[Entries with chart source code]
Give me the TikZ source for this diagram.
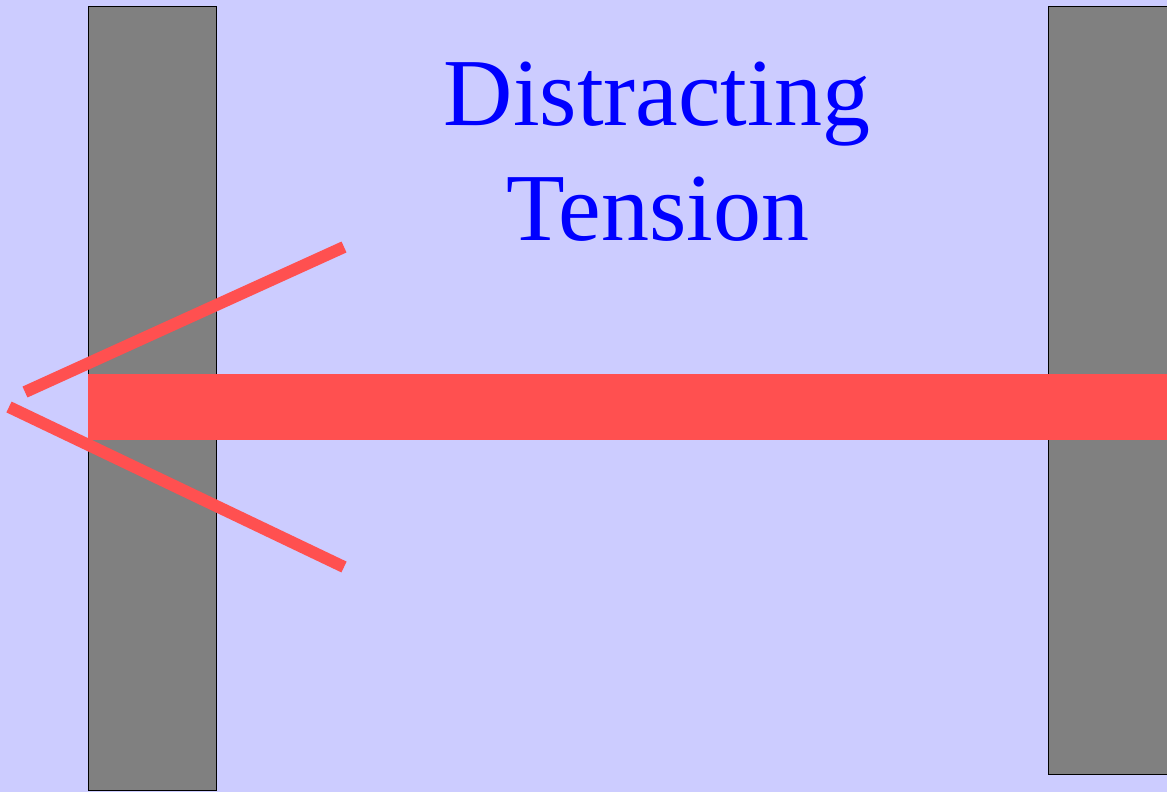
\documentclass[tikz,border=0pt]{standalone}
\usepackage{fontspec}
\setmainfont{Liberation Serif}
\usepackage{xcolor}
\usepackage{tikz}
\definecolor{bgblue}{HTML}{CCCCFF}
\definecolor{barred}{HTML}{FF5050}
\definecolor{txtblue}{HTML}{0000FF}

\begin{document}
\begin{tikzpicture}[x=1pt,y=-1pt,
wall/.style={draw=black,line width=1.6pt,fill=gray},rope/.style={barred,line width=12pt,line cap=butt},lbl/.style={text=txtblue,inner sep=0pt,font=\fontsize{96}{115}\selectfont}]
\fill[bgblue] (0,0) rectangle (1167,792);
\useasboundingbox (0,0) rectangle (1167,792);
\draw[wall] (88.5,6.5) rectangle (216.5,790.5);
\draw[wall] (1048.5,6.5) rectangle (1180,774.5);
\fill[barred] (88,374) rectangle (1167,440);
\coordinate (tipA) at (25,392); \coordinate (endA) at (344,247);
\coordinate (tipB) at (9,407); \coordinate (endB) at (344,567);
\draw[rope] (tipA)--(endA); \draw[rope] (tipB)--(endB);
\node[lbl,anchor=base] (word1) at (657,125) {Distracting};
\node[lbl,anchor=base] (word2) at (658,240) {Tension};
\end{tikzpicture}
\end{document}
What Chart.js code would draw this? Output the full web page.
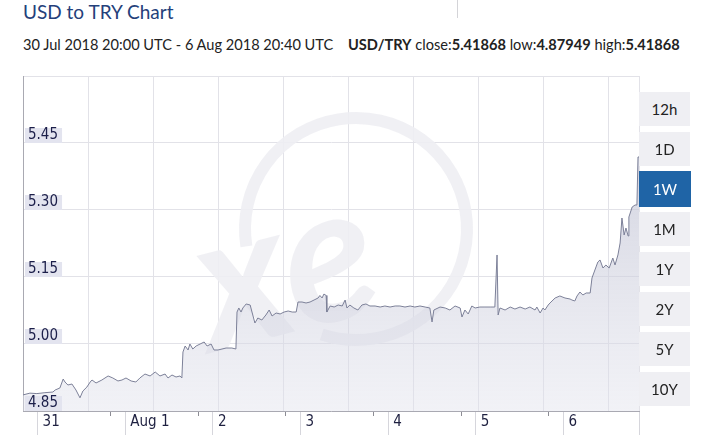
<!DOCTYPE html>
<html>
<head>
<meta charset="utf-8">
<script src="https://cdn.jsdelivr.net/npm/chart.js@4.4.0/dist/chart.umd.min.js"></script>
<style>
  body { margin: 0; width: 715px; height: 435px; overflow: hidden; background: #fff; position: relative; font-family: Lato, "Open Sans", sans-serif; }
  #title { position: absolute; left: 23px; top: 0px; font-size: 19px; color: #24407a; white-space: nowrap; }
  #sep { position: absolute; left: 457px; top: 0; width: 1px; height: 18px; background: #d4d4d8; }
  #sub { position: absolute; left: 23px; top: 36px; font-size: 14.6px; color: #222; white-space: nowrap; }
  #sub b { margin-left: 11px; }
  #sub b.v { margin-left: 0; }
  #wrap { position: absolute; left: 0; top: 60px; width: 645px; height: 375px; }
  .btn { position: absolute; left: 639px; width: 51px; height: 34px; line-height: 34px; background: #efeff3; text-align: center; font-size: 15px; color: #222; }
  .btn.on { background: #1f64a6; color: #fff; height: 36px; line-height: 36px; width: 52px; }
</style>
</head>
<body>
<div id="title">USD to TRY Chart</div>
<div id="sep"></div>
<div id="sub">30 Jul 2018 20:00 UTC - 6 Aug 2018 20:40 UTC <b>USD/TRY</b> close:<b class="v">5.41868</b> low:<b class="v">4.87949</b> high:<b class="v">5.41868</b></div>
<div id="wrap"><canvas id="chart" width="645" height="375"></canvas></div>
<div class="btn" style="top:92px">12h</div>
<div class="btn" style="top:132px">1D</div>
<div class="btn on" style="top:171px">1W</div>
<div class="btn" style="top:212px">1M</div>
<div class="btn" style="top:252px">1Y</div>
<div class="btn" style="top:292px">2Y</div>
<div class="btn" style="top:332px">5Y</div>
<div class="btn" style="top:372px">10Y</div>
<script>
// hours since 30 Jul 2018 20:00 UTC
const hours = [
  0.0, 1.9, 3.8, 6.0, 8.2, 8.8, 10.1, 11.0, 11.5, 12.3, 13.4, 14.5, 15.6, 16.4, 17.5, 18.4, 18.9, 20.0, 21.6, 23.3,
  24.6, 26.0, 27.1, 28.2, 29.6, 30.9, 32.0, 33.4, 34.8, 36.2, 37.5, 38.9, 39.7, 40.8, 41.9, 43.0, 43.5, 43.8, 44.4, 45.2,
  45.7, 46.5, 47.4, 48.5, 49.6, 50.4, 51.5, 52.3, 53.4, 55.6, 57.2, 58.3, 58.6, 59.1, 59.7, 60.2, 61.1, 62.2, 62.7, 63.5,
  64.3, 65.4, 66.5, 67.4, 68.2, 69.3, 70.4, 71.5, 72.6, 73.7, 74.8, 75.3, 76.4, 77.5, 78.6, 79.7, 80.8, 81.3, 81.9, 82.4,
  83.0, 83.2, 84.1, 85.2, 86.3, 87.4, 88.2, 88.7, 89.5, 90.6, 91.7, 92.8, 93.9, 95.0, 96.4, 97.8, 99.1, 100.5, 101.9, 103.2,
  104.6, 106.0, 107.3, 108.7, 110.1, 111.4, 112.0, 112.5, 114.2, 115.6, 116.9, 118.3, 119.7, 120.2, 121.0, 121.9, 122.9, 123.8, 125.1, 126.5,
  127.9, 129.2, 129.8, 130.1, 130.6, 132.0, 133.4, 134.7, 136.1, 137.5, 138.8, 140.2, 140.7, 141.6, 142.4, 142.9, 143.8, 144.3, 145.7, 147.0,
  148.4, 149.8, 150.3, 151.1, 151.7, 152.5, 153.3, 154.2, 155.3, 155.8, 156.9, 157.4, 158.0, 158.8, 159.6, 160.5, 161.5, 162.1, 162.9, 163.5,
  164.0, 164.6, 165.1, 165.7, 165.9, 166.8, 167.6, 168.1, 168.4, 168.67
];
const rates = [
  4.886, 4.890, 4.889, 4.891, 4.8925, 4.897, 4.9015, 4.9216, 4.9149, 4.9082, 4.9104, 4.897, 4.8795, 4.8948, 4.9037, 4.9149, 4.9194, 4.9127, 4.9194, 4.9284,
  4.9239, 4.9172, 4.9194, 4.9239, 4.9172, 4.9149, 4.9239, 4.9328, 4.9284, 4.9373, 4.9284, 4.9328, 4.9239, 4.9306, 4.9261, 4.9284, 4.9239, 4.9821, 4.9955, 4.9866,
  5.0000, 4.9888, 4.9955, 5.0000, 5.0045, 4.9955, 5.0000, 4.9866, 4.9866, 4.9910, 4.9910, 4.9888, 5.0716, 5.0806, 5.0716, 5.0806, 5.0896, 5.0873, 5.0716, 5.0470,
  5.0582, 5.0537, 5.0649, 5.0761, 5.0627, 5.0694, 5.0672, 5.0716, 5.0739, 5.0716, 5.0716, 5.0940, 5.0940, 5.0918, 5.0940, 5.0985, 5.1030, 5.1086, 5.1030, 5.1119,
  5.1086, 5.0716, 5.0851, 5.0828, 5.0873, 5.0851, 5.0985, 5.0806, 5.0873, 5.0806, 5.0761, 5.0873, 5.0896, 5.0851, 5.0851, 5.0828, 5.0851, 5.0828, 5.0851, 5.0851,
  5.0828, 5.0851, 5.0828, 5.0851, 5.0828, 5.0806, 5.0493, 5.0761, 5.0828, 5.0806, 5.0761, 5.0851, 5.0806, 5.0604, 5.0761, 5.0672, 5.0851, 5.0806, 5.0828, 5.0828,
  5.0828, 5.0828, 5.1993, 5.0649, 5.0806, 5.0761, 5.0828, 5.0783, 5.0828, 5.0783, 5.0828, 5.0761, 5.0828, 5.0694, 5.0806, 5.0761, 5.0873, 5.0918, 5.1030, 5.1075,
  5.1030, 5.1007, 5.0985, 5.0963, 5.1075, 5.1164, 5.1097, 5.1142, 5.1142, 5.1478, 5.1724, 5.1835, 5.1881, 5.1701, 5.1769, 5.1701, 5.1925, 5.1769, 5.1993, 5.2261,
  5.2821, 5.2440, 5.2597, 5.2418, 5.2843, 5.3067, 5.3112, 5.3112, 5.4187, 5.41868
];
const yTickValues = [4.85, 5.00, 5.15, 5.30, 5.45, 5.60];
const dayTickHours = [4, 28, 52, 76, 100, 124, 148];
const dayLabels = ['31', 'Aug 1', '2', '3', '4', '5', '6'];
const minorTickHours = [24, 48, 72, 96, 120, 144];
const endHour = 168.67;

const narrow = "'Liberation Sans Narrow', 'DejaVu Sans Condensed', 'Liberation Sans', sans-serif";
const gridStep = 17.8; // background grid every 65px, not tied to days

//faint xe logo behind the line
const watermark = {
  id: 'watermark',
  beforeDatasetsDraw(chart) {
    const { ctx, chartArea } = chart;
    ctx.save();
    ctx.beginPath();
    ctx.rect(chartArea.left, chartArea.top, chartArea.width, chartArea.height);
    ctx.clip();
    ctx.strokeStyle = 'rgba(238,238,243,0.9)';
    ctx.lineWidth = 12;
    ctx.beginPath();
    ctx.arc(356, 169, 111, Math.PI * 0.95, Math.PI * 2.6);
    ctx.stroke();
    ctx.translate(300, 270);
    ctx.rotate(-0.25);
    ctx.font = 'italic bold 190px Lato, sans-serif';
    ctx.fillStyle = 'rgba(238,238,243,0.9)';
    ctx.textAlign = 'center';
    ctx.fillText('xe', 0, 0);
    ctx.restore();
  }
};

let ctx = document.getElementById('chart').getContext('2d');
let chart = new Chart(ctx, {
  type: 'line',
  data: {
    datasets: [{
      data: hours.map((h, i) => ({ x: h, y: rates[i] })),
      borderColor: '#7c8098',
      borderWidth: 1,
      pointRadius: 0,
      tension: 0,
      fill: 'start',
      backgroundColor: c => {
        const area = c.chart.chartArea;
        if (!area) return 'rgba(220,221,232,0.6)';
        const g = c.chart.ctx.createLinearGradient(0, area.top, 0, area.bottom);
        g.addColorStop(0, 'rgba(180,182,202,0.75)');
        g.addColorStop(1, 'rgba(225,226,236,0.45)');
        return g;
      }
    }]
  },
  options: {
    responsive: false,
    animation: false,
    devicePixelRatio: 1,
    layout: { padding: { left: 23, right: 6, top: 16, bottom: 0 } },
    plugins: { legend: { display: false }, tooltip: { enabled: false } },
    scales: {
      x: {
        type: 'linear',
        min: 0,
        max: endHour,
        afterBuildTicks: scale => {
          let t = [];
          for (let h = gridStep; h < endHour - 1; h += gridStep) t.push({ value: h, kind: 'grid' });
          t.push({ value: endHour, kind: 'edge' });
          dayTickHours.forEach((h, i) => t.push({ value: h, kind: 'day', text: dayLabels[i] }));
          minorTickHours.forEach(h => t.push({ value: h, kind: 'minor' }));
          t.sort((a, b) => a.value - b.value);
          scale.ticks = t;
        },
        afterFit: scale => {
          scale.height = 24;
          scale.paddingLeft = 0;
          scale.paddingRight = 0;
        },
        border: { color: '#a9a9b2' },
        grid: {
          color: c => (c.tick && (c.tick.kind === 'grid' || c.tick.kind === 'edge')) ? '#e2e2e8' : 'rgba(0,0,0,0)',
          tickColor: c => {
            if (!c.tick) return 'rgba(0,0,0,0)';
            if (c.tick.kind === 'day' || c.tick.kind === 'edge') return '#d6d6dc';
            if (c.tick.kind === 'minor') return '#8c8c94';
            return 'rgba(0,0,0,0)';
          },
          tickBorderDash: c => (c.tick && c.tick.kind === 'minor') ? [4, 60] : [],
          tickLength: 24
        },
        ticks: {
          autoSkip: false,
          maxRotation: 0,
          align: 'start',
          labelOffset: 5,
          padding: -22,
          color: '#1e2040',
          font: { family: narrow, size: 15 },
          callback: (v, i, ticks) => ticks[i].kind === 'day' ? ticks[i].text : ''
        }
      },
      y: {
        min: 4.85,
        max: 5.60,
        afterBuildTicks: scale => {
          scale.ticks = yTickValues.map(v => ({ value: v }));
        },
        afterFit: scale => {
          scale.width = 0;
          scale.paddingTop = 0;
          scale.paddingBottom = 0;
        },
        border: { color: '#a9a9b2' },
        grid: { color: '#e2e2e8', drawTicks: false },
        ticks: {
          z: 1,
          mirror: true,
          padding: 5,
          labelOffset: -7.5,
          color: '#1c1f4a',
          font: { family: narrow, size: 15, lineHeight: 1 },
          showLabelBackdrop: true,
          backdropColor: c => (c.tick && c.tick.value >= 5.6) ? 'rgba(0,0,0,0)' : '#e3e4ef',
          backdropPadding: { left: 3, right: 4, top: 0, bottom: 0 },
          callback: v => v >= 5.6 ? '' : v.toFixed(2)
        }
      }
    }
  },
  plugins: [watermark]
});
</script>
</body>
</html>
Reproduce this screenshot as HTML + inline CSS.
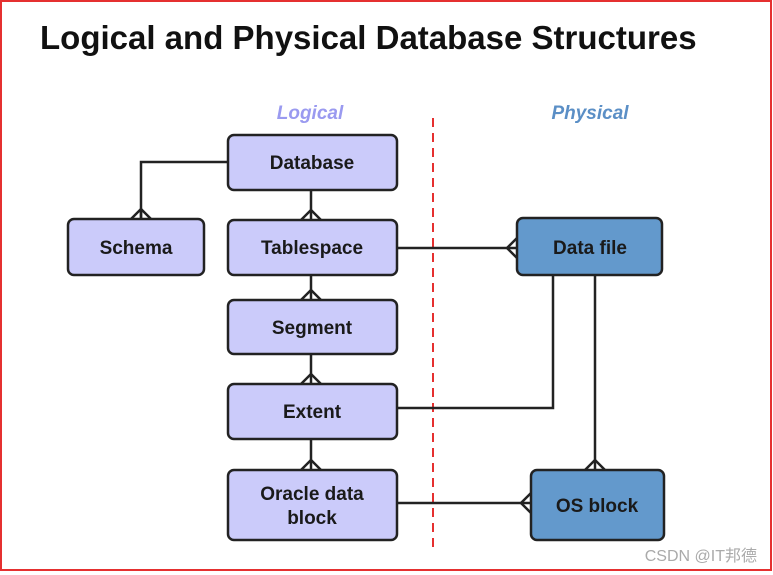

Instruction: Give the number of lines in the records above that contain the word "this". Reply with that number alone.

Solution: 3